Dukem Ethiopian Restaurant is a good date place. I say that because of the way Ethiopian food is traditionally served. You eat large dollops of different Ethiopian dishes served on injera, a very large, spongy pancake-like bread. The injera is not only what you serve the food on, but is also what you use as your utensil. You rip off a piece of injera (usually off of a separate, folded piece of injera they bring with your food), and pinch it between your fingers, using it to pick up a piece of food. Etiquette demands that you are not sloppy with it, though most Americans are incapable of being sloppy, perhaps to the amusement of most Ethiopian retaurant managers (oh, don't ask for silverware; you'll just look silly).

This way of eating is good for a date, mind you, because the traditional way to serve injera to a group of people is to serve all the people on one plate - difficult if there are, say, ten in your party, but ridiculously easy if there are two.

It is Dukem where I recently went on a date (my first in a while - I don't have the time to date anymore). I met my date at the restaurant. Now, he had phoned in reservations (which is probably de rigeur at the original Dukem in Washington, DC, which is probably much bigger than Charm City's small, two-story restaurant next to the Meyerhoff). But he found when he got there that reservations were not needed - the place wasn't terribly busy. It was early, after all.

So my friend and I were given the option of ordering something to drink. The waitress suggested beer or a traditional Ethiopian honey wine, the national drink. I've said before, I don't enjoy wine, and honey wine of all things makes me wince - it's an acquired taste, I suppose. So I went for the beer - Harar Lager. My date, who does prefer wine, ordered the beer, too. It was quite smooth; I could see myself drinking it again!

We avoided appetizers and ordered our meal. We opted for one plate to share from. It seems that, just as most Indian-American restaurants feature lunch buffets, so most Ethiopian-American restaurants feature combo meals - and come on, it's pretty easy to serve six or eight dishes in the Ethiopian style on a large injera bread. Dukem has several combos. Normally, I'd be eating alone - don't feel bad for me; I prefer that - and so would order a smaller combo. But as I was eating with someone this evening, we opted for one of the larger combos. We got Dukem's combo #25, and everything was great. A little info on this combo: it comes with three meat and five veggie dishes. I got the lamb tibs, cubed lamb pieces in a spicy seasoning.

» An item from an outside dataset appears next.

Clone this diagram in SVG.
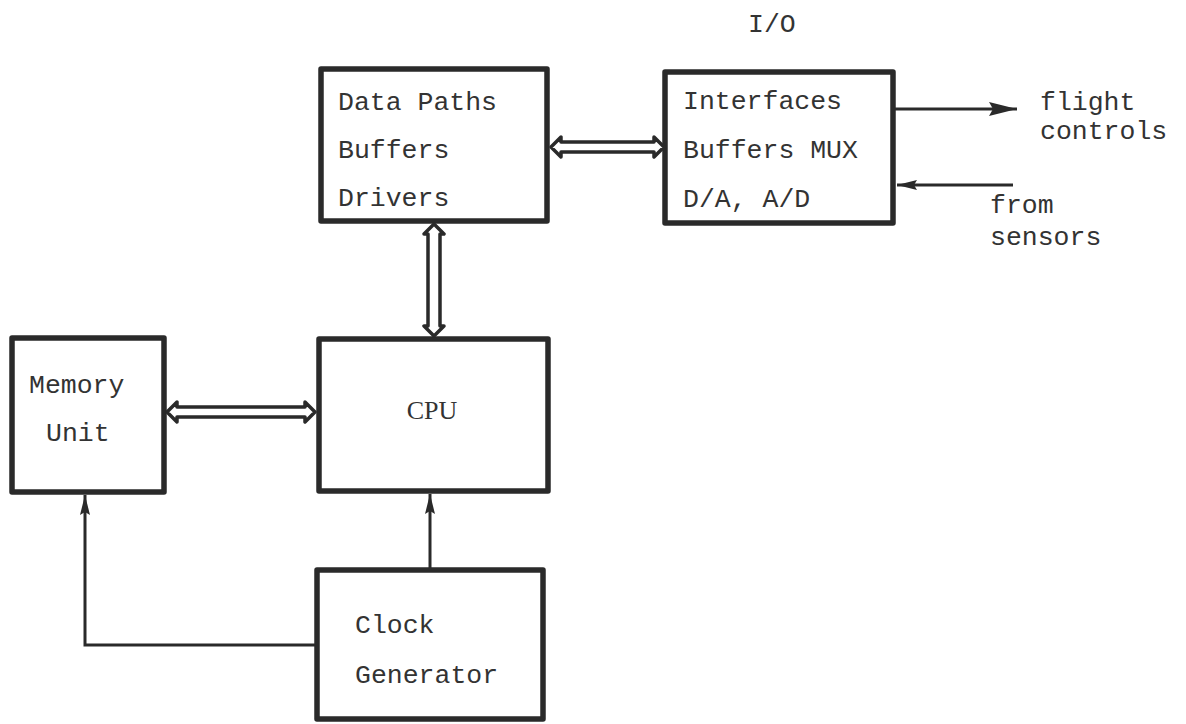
<svg xmlns="http://www.w3.org/2000/svg" width="1186" height="724" viewBox="0 0 1186 724">
<defs>
<style>
.box{fill:#fff;stroke:#2a2a2a;stroke-width:5.5;stroke-linejoin:round}
.t{font-family:"Liberation Mono","DejaVu Sans Mono",monospace;font-size:26.5px;fill:#333}
.s{font-family:"Liberation Serif","Times New Roman",serif;font-size:26px;fill:#333}
.ln{fill:none;stroke:#2a2a2a;stroke-width:3}
.bus{fill:#fff;stroke:#2a2a2a;stroke-width:3.5;stroke-linejoin:round}
</style>
<marker id="ah" viewBox="0 0 20 10" refX="20" refY="5" markerWidth="20" markerHeight="10" markerUnits="userSpaceOnUse" orient="auto">
<path d="M0,0 L20,5 L0,10 L3,5 Z" fill="#2a2a2a"/>
</marker>
<marker id="ahl" viewBox="0 0 28 14" refX="28" refY="7" markerWidth="28" markerHeight="14" markerUnits="userSpaceOnUse" orient="auto">
<path d="M0,0 L28,7 L0,14 L4,7 Z" fill="#2a2a2a"/>
</marker>
</defs>
<rect width="1186" height="724" fill="#fff"/>
<text class="t" x="748" y="32">I/O</text>
<g id="datapaths">
<rect class="box" x="321" y="69" width="226" height="152"/>
<text class="t" x="338" y="110">Data Paths</text>
<text class="t" x="338" y="158">Buffers</text>
<text class="t" x="338" y="206">Drivers</text>
</g>
<g id="interfaces">
<rect class="box" x="665" y="72" width="228" height="151"/>
<text class="t" x="683" y="109">Interfaces</text>
<text class="t" x="683" y="158">Buffers MUX</text>
<text class="t" x="683" y="207">D/A, A/D</text>
</g>
<g id="memory">
<rect class="box" x="12" y="338" width="152" height="154"/>
<text class="t" x="29" y="393">Memory</text>
<text class="t" x="46" y="441">Unit</text>
</g>
<g id="cpu">
<rect class="box" x="319" y="339" width="229" height="152"/>
<text class="s" x="432" y="419" text-anchor="middle">CPU</text>
</g>
<g id="clock">
<rect class="box" x="317" y="570" width="226" height="149"/>
<text class="t" x="355" y="633">Clock</text>
<text class="t" x="355" y="683">Generator</text>
</g>
<g id="connectors">
<path class="bus" d="M551,147 L561,137 L561,142 L654,142 L654,137 L664,147 L654,157 L654,152 L561,152 L561,157 Z"/>
<path class="bus" d="M434,224 L444,234 L440,234 L440,326 L444,326 L434,336 L424,326 L428,326 L428,234 L424,234 Z"/>
<path class="bus" d="M167,412 L177,402 L177,407 L305,407 L305,402 L315,412 L305,422 L305,417 L177,417 L177,422 Z"/>
<line class="ln" x1="430" y1="568" x2="430" y2="494" marker-end="url(#ah)"/>
<polyline class="ln" points="317,645 85,645 85,495" marker-end="url(#ah)"/>
<line class="ln" x1="895" y1="109" x2="1017" y2="109" marker-end="url(#ahl)"/>
<line class="ln" x1="1013" y1="185" x2="897" y2="185" marker-end="url(#ah)"/>
</g>
<g id="labels">
<text class="t" x="1040" y="110">flight</text>
<text class="t" x="1040" y="139">controls</text>
<text class="t" x="990" y="213">from</text>
<text class="t" x="990" y="245">sensors</text>
</g>
</svg>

It was a little chewy but so flavorful, with little pieces of jalapeños and onions. He got the milder minchet abesh, ground beef cooked in garlic and ginger - yum! In the center was a large beef wot (or wat, a traditional Ethiopian stew), which was also very good. And of course the vegetarian dishes surrounding it were also delicious. My favorite among favorites was the cabbage with sweet potato and carrot - I just really liked the flavor. Also on the plate were some good stewed collard greens, a raw tomato salad and two lentil dishes. It was all too good, another reason why I love Ethiopian food as much as I do.

Afterwards, we passed on dessert and the traditional coffee ceremony. For two people, it was a pretty good $43 before tip. And from there... well, that's none of your business!

4 comments:

darling24_7 said...

Ive been meaning to try an Ethiopian restaurant in my area.

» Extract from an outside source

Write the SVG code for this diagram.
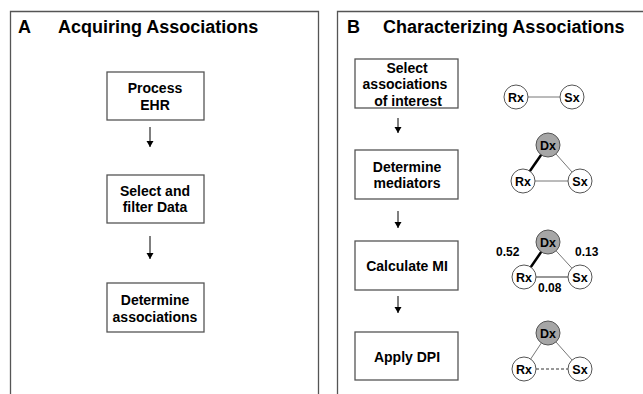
<svg xmlns="http://www.w3.org/2000/svg" width="643" height="394" viewBox="0 0 643 394">
<defs>
<style>
text{font-family:"Liberation Sans",Arial,sans-serif;fill:#000}
.title{font-size:18px;font-weight:bold}
.bt{font-size:14px;font-weight:bold;text-anchor:middle}
.nt{font-size:12.5px;font-weight:bold;text-anchor:middle}
.lbl{font-size:12px;font-weight:bold}
.box{fill:#fff;stroke:#555;stroke-width:1.3}
.panel{fill:none;stroke:#555;stroke-width:1.3}
.arr{stroke:#000;stroke-width:1;fill:none;marker-end:url(#ah)}
.c{fill:#fff;stroke:#555;stroke-width:1}
.cd{fill:#a6a6a6;stroke:#555;stroke-width:1}
.thin{stroke:#777;stroke-width:1}
.mid{stroke:#333;stroke-width:1.1}
.thick{stroke:#000;stroke-width:2.5}
.dash{stroke:#333;stroke-width:1;stroke-dasharray:3,2}
</style>
<marker id="ah" markerUnits="userSpaceOnUse" markerWidth="8" markerHeight="8" refX="6" refY="3.5" orient="auto">
<path d="M0,0 L6,3.5 L0,7 z" fill="#000"/>
</marker>
</defs>
<rect width="643" height="394" fill="#fff"/>
<g id="panelA">
<path class="panel" d="M10.5,394 V11.5 H318.5 V394"/>
<text class="title" x="18" y="33">A</text>
<text class="title" x="58" y="33">Acquiring Associations</text>
</g>
<g id="panelB">
<path class="panel" d="M337.5,394 V11.5 H643"/>
<text class="title" x="347" y="33">B</text>
<text class="title" x="383" y="33">Characterizing Associations</text>
</g>
<g id="connectors">
<line class="arr" x1="150" y1="127" x2="150" y2="147"/>
<line class="arr" x1="150" y1="236" x2="150" y2="259"/>
<line class="arr" x1="398" y1="118" x2="398" y2="133"/>
<line class="arr" x1="398" y1="211" x2="398" y2="228"/>
<line class="arr" x1="398" y1="296" x2="398" y2="313"/>
<line class="thin" x1="516" y1="97" x2="572" y2="97"/>
<line class="thick" x1="548" y1="145" x2="523" y2="181"/>
<line class="thin" x1="548" y1="145" x2="580" y2="181"/>
<line class="thin" x1="523" y1="181" x2="580" y2="181"/>
<line class="thick" x1="548" y1="242" x2="524" y2="277"/>
<line class="thin" x1="548" y1="242" x2="580" y2="277"/>
<line class="mid" x1="524" y1="277" x2="580" y2="277"/>
<line class="thin" x1="548" y1="333" x2="524" y2="369"/>
<line class="thin" x1="548" y1="333" x2="580" y2="369"/>
<line class="dash" x1="536" y1="369" x2="568" y2="369"/>
</g>
<g id="processEHR">
<rect class="box" x="107" y="72" width="97" height="48"/>
<text class="bt" x="155" y="93">Process</text>
<text class="bt" x="155" y="110">EHR</text>
</g>
<g id="selectFilter">
<rect class="box" x="107" y="175" width="97" height="48"/>
<text class="bt" x="155" y="196">Select and</text>
<text class="bt" x="155" y="212">filter Data</text>
</g>
<g id="determineAssoc">
<rect class="box" x="107" y="283" width="97" height="49"/>
<text class="bt" x="155" y="305">Determine</text>
<text class="bt" x="155" y="322">associations</text>
</g>
<g id="selectInterest">
<rect class="box" x="355" y="59" width="103" height="49"/>
<text class="bt" x="407" y="73">Select</text>
<text class="bt" x="405" y="88.5">associations</text>
<text class="bt" x="408" y="106">of interest</text>
</g>
<g id="determineMediators">
<rect class="box" x="355" y="150" width="103" height="49"/>
<text class="bt" x="407" y="172">Determine</text>
<text class="bt" x="407" y="188">mediators</text>
</g>
<g id="calculateMI">
<rect class="box" x="355" y="241" width="103" height="49"/>
<text class="bt" x="407" y="271">Calculate MI</text>
</g>
<g id="applyDPI">
<rect class="box" x="355" y="332" width="103" height="48"/>
<text class="bt" x="407" y="362">Apply DPI</text>
</g>
<g id="graph1">
<circle class="c" cx="516" cy="97" r="12"/><text class="nt" x="516" y="101.5">Rx</text>
<circle class="c" cx="572" cy="97" r="12"/><text class="nt" x="572" y="101.5">Sx</text>
</g>
<g id="graph2">
<circle class="cd" cx="548" cy="145" r="12"/><text class="nt" x="548" y="149.5">Dx</text>
<circle class="c" cx="523" cy="181" r="12"/><text class="nt" x="523" y="185.5">Rx</text>
<circle class="c" cx="580" cy="181" r="12"/><text class="nt" x="580" y="185.5">Sx</text>
</g>
<g id="graph3">
<circle class="cd" cx="548" cy="242" r="12"/><text class="nt" x="548" y="246.5">Dx</text>
<circle class="c" cx="524" cy="277" r="12"/><text class="nt" x="524" y="281.5">Rx</text>
<circle class="c" cx="580" cy="277" r="12"/><text class="nt" x="580" y="281.5">Sx</text>
<text class="lbl" x="496" y="256">0.52</text>
<text class="lbl" x="575" y="256">0.13</text>
<text class="lbl" x="538" y="292">0.08</text>
</g>
<g id="graph4">
<circle class="cd" cx="548" cy="333" r="12"/><text class="nt" x="548" y="337.5">Dx</text>
<circle class="c" cx="524" cy="369" r="12"/><text class="nt" x="524" y="373.5">Rx</text>
<circle class="c" cx="580" cy="369" r="12"/><text class="nt" x="580" y="373.5">Sx</text>
</g>
</svg>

I dont mind eating alone or doing anything by myself either. :) Its good to be comfortable that way.

Thanks for sharing your experience.

Interesting blog, I look forward to stopping by again.

Cheers!

Baltmore Snacker said...

Cheers and thanks! I wish there were more Ethiopian places in town, but Dukem will definitely do for now.

verity said...

Sounds like a fun time. Daddy and I have been to Dukem. Loved it, although the service was lacking a bit on a Friday eve.

Baltmore Snacker said...

That sucks, considering they're never usually that busy that I've seen.